DO THIS> Skip all pictures, then copy the lines from the start of the data through the line with "const yTicks = [0,50,100,150,200,250,300,350,400];", keeping both ends.

— start of RECORDS —

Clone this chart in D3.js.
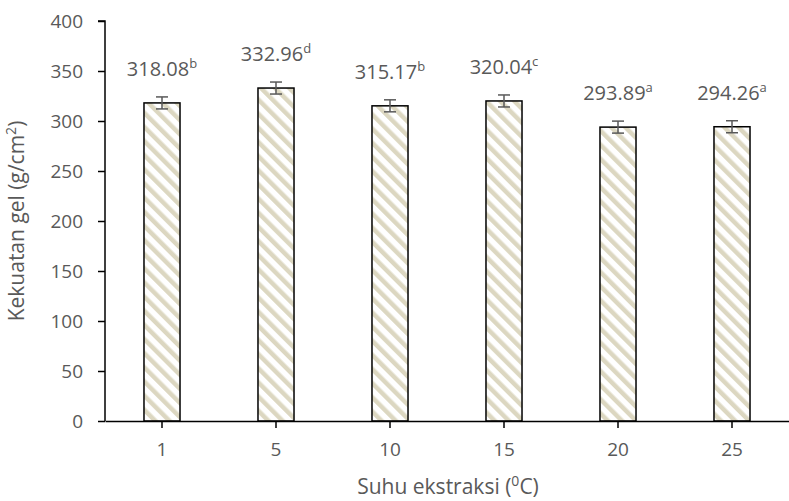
<!DOCTYPE html>
<html><head><meta charset="utf-8">
<script src="https://cdn.jsdelivr.net/npm/d3@7/dist/d3.min.js"></script>
<style>body{margin:0;background:#fff}svg{display:block}text{font-family:"Open Sans",sans-serif;fill:#595959}</style>
</head><body>
<svg id="c" width="789" height="501"></svg>
<script>
const categories = ["1","5","10","15","20","25"];
const values = [318.08, 332.96, 315.17, 320.04, 293.89, 294.26];
const errors = [6, 6, 6, 6, 6, 6];
const letters = ["b","d","b","c","a","a"];
const yTicks = [0,50,100,150,200,250,300,350,400];

const svg = d3.select("#c");
const x = d3.scaleBand().domain(categories).range([105,789]).paddingInner(0.684).paddingOuter(0.342);
const y = d3.scaleLinear().domain([0,400]).range([421,21]);

const defs = svg.append("defs");
const pat = defs.append("pattern").attr("id","hatch").attr("patternUnits","userSpaceOnUse")
  .attr("width",10).attr("height",10).attr("patternTransform","rotate(-45)");
pat.append("rect").attr("width",10).attr("height",10).attr("fill","#fff");
pat.append("rect").attr("width",4.5).attr("height",10).attr("fill","#dcd7c1");

// bars
svg.append("g").selectAll("rect").data(values).join("rect")
  .attr("x",(d,i)=>x(categories[i])).attr("width",x.bandwidth())
  .attr("y",d=>y(d)).attr("height",d=>y(0)-y(d))
  .attr("fill","url(#hatch)").attr("stroke","#000").attr("stroke-width",1.5);

// error bars
const eg = svg.append("g").attr("stroke","#595959").attr("stroke-width",1.5);
values.forEach((v,i)=>{
  const cx = x(categories[i]) + x.bandwidth()/2;
  eg.append("line").attr("x1",cx).attr("x2",cx).attr("y1",y(v+errors[i])).attr("y2",y(v-errors[i]));
  eg.append("line").attr("x1",cx-6).attr("x2",cx+6).attr("y1",y(v+errors[i])).attr("y2",y(v+errors[i]));
  eg.append("line").attr("x1",cx-6).attr("x2",cx+6).attr("y1",y(v-errors[i])).attr("y2",y(v-errors[i]));
});

// value labels
values.forEach((v,i)=>{
  const cx = x(categories[i]) + x.bandwidth()/2;
  const t = svg.append("text").attr("x",cx).attr("y",y(v+errors[i])-21)
    .attr("text-anchor","middle").attr("font-size",20);
  t.append("tspan").text(v.toFixed(2));
  t.append("tspan").attr("font-size",13).attr("dy",-8).text(letters[i]);
});

// y axis
const ya = svg.append("g").attr("transform","translate(105,0)")
  .call(d3.axisLeft(y).tickValues(yTicks).tickSize(7).tickPadding(15));
ya.select(".domain").attr("stroke","#000").attr("stroke-width",1.5).attr("d","M-7,"+y(400)+"H0V"+y(0));
ya.selectAll(".tick line").attr("stroke","#000").attr("stroke-width",1.5);
ya.selectAll(".tick text").attr("font-size",19).attr("fill","#595959").attr("font-family","Open Sans");

// x axis
const xa = svg.append("g").attr("transform","translate(0,421)")
  .call(d3.axisBottom(x).tickSize(7).tickPadding(15).tickSizeOuter(0));
xa.select(".domain").attr("stroke","#000").attr("stroke-width",1.5);
xa.selectAll(".tick line").attr("stroke","#000").attr("stroke-width",1.5);
xa.selectAll(".tick text").attr("font-size",19).attr("fill","#595959").attr("font-family","Open Sans");

// titles
const xt = svg.append("text").attr("x",448).attr("y",494).attr("text-anchor","middle").attr("font-size",21);
xt.append("tspan").text("Suhu ekstraksi (");
xt.append("tspan").attr("font-size",14).attr("dy",-8).text("0");
xt.append("tspan").attr("dy",8).text("C)");

const yt = svg.append("text").attr("transform","translate(24,221) rotate(-90)").attr("text-anchor","middle").attr("font-size",21);
yt.append("tspan").text("Kekuatan gel (g/cm");
yt.append("tspan").attr("font-size",14).attr("dy",-8).text("2");
yt.append("tspan").attr("dy",8).text(")");
</script>
</body></html>
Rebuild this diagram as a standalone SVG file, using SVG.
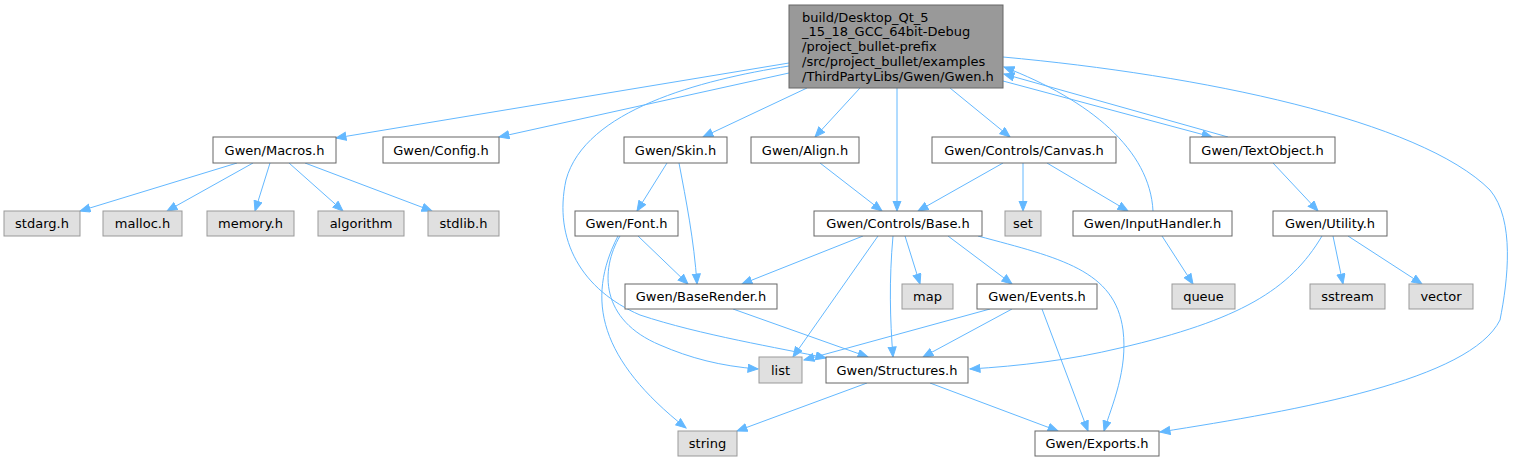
<svg xmlns="http://www.w3.org/2000/svg" width="1516" height="461" viewBox="0 0 1516 461">
<style>
.n rect{fill:#ffffff;stroke:#666666;stroke-width:1}
.g rect{fill:#e0e0e0;stroke:#999999;stroke-width:1}
.m rect{fill:#999999;stroke:#666666;stroke-width:1}
text{font-family:"DejaVu Sans",sans-serif;font-size:13px;fill:#000000}
.c{text-anchor:middle}
#edges path{fill:none;stroke:#63b8ff;stroke-width:1;marker-end:url(#ah)}
</style>
<defs>
<marker id="ah" markerUnits="userSpaceOnUse" markerWidth="12" markerHeight="10" refX="10.5" refY="4.5" orient="auto">
<path d="M0.5,0.5 L10.5,4.5 L0.5,8.5 z" fill="#63b8ff" stroke="#63b8ff" stroke-width="1"/>
</marker>
</defs>
<rect width="1516" height="461" fill="#ffffff"/>
<g id="edges">
<path d="M789,63 L336,138"/>
<path d="M789,73 L499,137"/>
<path d="M789,66 C700,80 585,110 566,180 C553,240 582,290 640,315 C700,335 780,348 826,358"/>
<path d="M807,88 L703,137"/>
<path d="M860,88 L815,137"/>
<path d="M897,88 L897,211"/>
<path d="M950,88 L1010,137"/>
<path d="M1003,81 L1212,137"/>
<path d="M1228,137 L1004,74"/>
<path d="M1153,211 C1150,150 1090,100 1004,67"/>
<path d="M1003,57 C1200,75 1420,120 1490,190 C1515,220 1508,280 1500,320 C1470,380 1300,410 1160,432"/>
<path d="M237,163 L80,211"/>
<path d="M253,163 L167,211"/>
<path d="M270,163 L255,211"/>
<path d="M289,163 L343,211"/>
<path d="M305,163 L432,211"/>
<path d="M667,163 L637,211"/>
<path d="M679,163 C686,200 694,240 697,284"/>
<path d="M638,236 L688,284"/>
<path d="M620,236 C600,270 600,320 660,345 C690,358 720,366 758,369"/>
<path d="M618,236 C585,300 600,360 686,428"/>
<path d="M820,163 L882,211"/>
<path d="M1003,163 L918,211"/>
<path d="M1023,163 L1023,211"/>
<path d="M1047,163 L1128,211"/>
<path d="M863,236 L742,284"/>
<path d="M878,236 L793,357"/>
<path d="M893,236 C889,280 890,320 893,357"/>
<path d="M905,236 L920,284"/>
<path d="M948,236 L1012,284"/>
<path d="M978,236 C1060,258 1115,270 1123,330 C1128,370 1112,405 1104,431"/>
<path d="M1162,236 L1193,284"/>
<path d="M1273,163 L1318,211"/>
<path d="M1333,236 L1343,284"/>
<path d="M1348,236 L1422,284"/>
<path d="M1322,236 C1290,290 1240,320 1120,348 C1070,360 1020,366 970,369"/>
<path d="M733,309 L868,357"/>
<path d="M990,309 L804,360"/>
<path d="M1012,309 L923,357"/>
<path d="M1042,309 L1088,431"/>
<path d="M867,383 L737,431"/>
<path d="M930,383 L1058,431"/>
</g>
<g id="gwen_h" class="m"><rect x="789" y="5" width="214" height="83"/>
<text x="802" y="21.5">build/Desktop_Qt_5</text>
<text x="802" y="36.3">_15_18_GCC_64bit-Debug</text>
<text x="802" y="51">/project_bullet-prefix</text>
<text x="802" y="65.7">/src/project_bullet/examples</text>
<text x="802" y="80.5">/ThirdPartyLibs/Gwen/Gwen.h</text></g>
<g id="macros" class="n"><rect x="213" y="137" width="123" height="26"/><text class="c" x="274.5" y="154.5">Gwen/Macros.h</text></g>
<g id="config" class="n"><rect x="383" y="137" width="116" height="26"/><text class="c" x="441" y="154.5">Gwen/Config.h</text></g>
<g id="skin" class="n"><rect x="624" y="137" width="103" height="26"/><text class="c" x="675.5" y="154.5">Gwen/Skin.h</text></g>
<g id="align" class="n"><rect x="751" y="137" width="108" height="26"/><text class="c" x="805" y="154.5">Gwen/Align.h</text></g>
<g id="canvas" class="n"><rect x="932" y="137" width="184" height="26"/><text class="c" x="1024" y="154.5">Gwen/Controls/Canvas.h</text></g>
<g id="textobject" class="n"><rect x="1190" y="137" width="145" height="26"/><text class="c" x="1262.5" y="154.5">Gwen/TextObject.h</text></g>
<g id="stdarg" class="g"><rect x="4" y="211" width="76" height="25"/><text class="c" x="42" y="228">stdarg.h</text></g>
<g id="malloc" class="g"><rect x="103" y="211" width="79" height="25"/><text class="c" x="142.5" y="228">malloc.h</text></g>
<g id="memory" class="g"><rect x="207" y="211" width="87" height="25"/><text class="c" x="250.5" y="228">memory.h</text></g>
<g id="algorithm" class="g"><rect x="318" y="211" width="86" height="25"/><text class="c" x="361" y="228">algorithm</text></g>
<g id="stdlib" class="g"><rect x="428" y="211" width="71" height="25"/><text class="c" x="463.5" y="228">stdlib.h</text></g>
<g id="font" class="n"><rect x="575" y="211" width="103" height="25"/><text class="c" x="626.5" y="228">Gwen/Font.h</text></g>
<g id="base" class="n"><rect x="814" y="211" width="168" height="25"/><text class="c" x="898" y="228">Gwen/Controls/Base.h</text></g>
<g id="set" class="g"><rect x="1005" y="211" width="36" height="25"/><text class="c" x="1023" y="228">set</text></g>
<g id="inputhandler" class="n"><rect x="1073" y="211" width="159" height="25"/><text class="c" x="1152.5" y="228">Gwen/InputHandler.h</text></g>
<g id="utility" class="n"><rect x="1273" y="211" width="114" height="25"/><text class="c" x="1330" y="228">Gwen/Utility.h</text></g>
<g id="baserender" class="n"><rect x="625" y="284" width="152" height="25"/><text class="c" x="701" y="301">Gwen/BaseRender.h</text></g>
<g id="map" class="g"><rect x="902" y="284" width="51" height="25"/><text class="c" x="927.5" y="301">map</text></g>
<g id="events" class="n"><rect x="977" y="284" width="120" height="25"/><text class="c" x="1037" y="301">Gwen/Events.h</text></g>
<g id="queue" class="g"><rect x="1172" y="284" width="63" height="25"/><text class="c" x="1203.5" y="301">queue</text></g>
<g id="sstream" class="g"><rect x="1310" y="284" width="75" height="25"/><text class="c" x="1347.5" y="301">sstream</text></g>
<g id="vector" class="g"><rect x="1409" y="284" width="64" height="25"/><text class="c" x="1441" y="301">vector</text></g>
<g id="list" class="g"><rect x="759" y="357" width="43" height="26"/><text class="c" x="780.5" y="374.5">list</text></g>
<g id="structures" class="n"><rect x="826" y="357" width="142" height="26"/><text class="c" x="897" y="374.5">Gwen/Structures.h</text></g>
<g id="string" class="g"><rect x="678" y="431" width="59" height="25"/><text class="c" x="707.5" y="448">string</text></g>
<g id="exports" class="n"><rect x="1035" y="431" width="124" height="25"/><text class="c" x="1097" y="448">Gwen/Exports.h</text></g>
</svg>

— end of RECORDS —

REPLY>
Clone this chart in D3.js.
<!DOCTYPE html>
<html><head><meta charset="utf-8">
<script src="https://cdn.jsdelivr.net/npm/d3@7/dist/d3.min.js"></script>
<style>body{margin:0;background:#fff}svg{display:block}text{font-family:"Open Sans",sans-serif;fill:#595959}</style>
</head><body>
<svg id="c" width="789" height="501"></svg>
<script>
const categories = ["1","5","10","15","20","25"];
const values = [318.08, 332.96, 315.17, 320.04, 293.89, 294.26];
const errors = [6, 6, 6, 6, 6, 6];
const letters = ["b","d","b","c","a","a"];
const yTicks = [0,50,100,150,200,250,300,350,400];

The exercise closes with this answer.